In this book, Betty guides the reader through the Wheel of Consent framework, and shares practices to help us recover the ability to notice what we want and set clear boundaries. In these practices, we discover that the Art of Giving includes knowing our own limits so we can be more generous within those limits, and not give beyond our capacity. We also discover that the Art of Receiving invites us to notice and ask for what we really want. This knowledge, and its embodied practice, is foundational for creating clear agreements and bringing more satisfaction into relationships.

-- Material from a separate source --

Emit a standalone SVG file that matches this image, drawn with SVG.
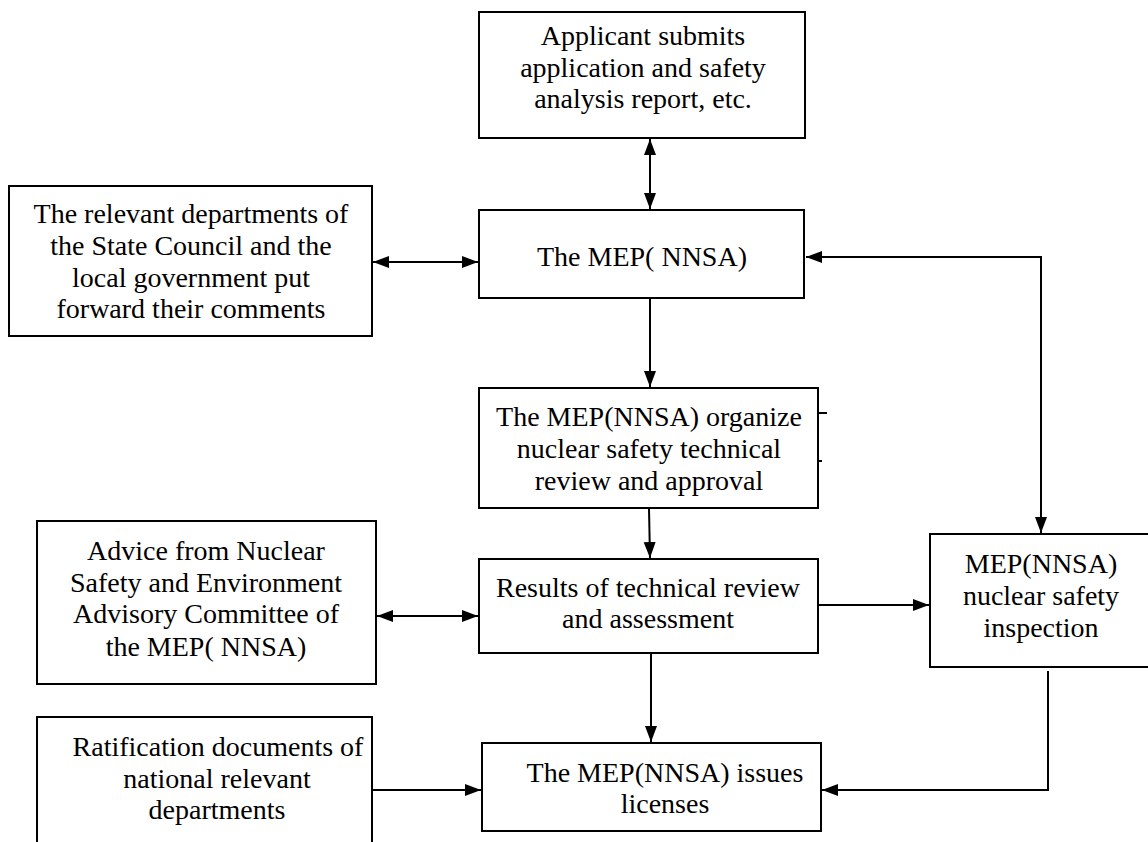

While much of consent education focuses on noticing what we don’t want, or prevention of violation, Betty has developed a “pleasure-forward” approach to teaching consent. By first accessing and awakening (sometimes re-awakening) our bodies’ relationship to pleasure and what we want, we can practice noticing and verbalizing what we don’t want. Such an approach provides a more holistic frame in which to unlearn the childhood conditioning that taught us to be silent and compliant, and in which individuals can learn to ask for what they want and state what they don’t, in a more empowered way.

The implications of this approach to consent education extends beyond touch and intimate relationships. When we forget how to notice what we really want, we lose our inner compass. When we continue to go along with things we don’t feel are right, we lose our ability to speak up against injustice. This has a profound effect on society. We allow all manner of inequality, corruption, theft of natural resources and our planet’s future health – because “going along with it” feels normal.

The #MeToo movement exposed the pervasiveness of boundary violations in modern culture. The Wheel of Consent offers a deeply nuanced way to practice consent as an agreement that brings integrity, responsibility, and empowerment into human interaction, starting with touch and relationships, and further expanding our understanding of consent to social issues of equality and justice.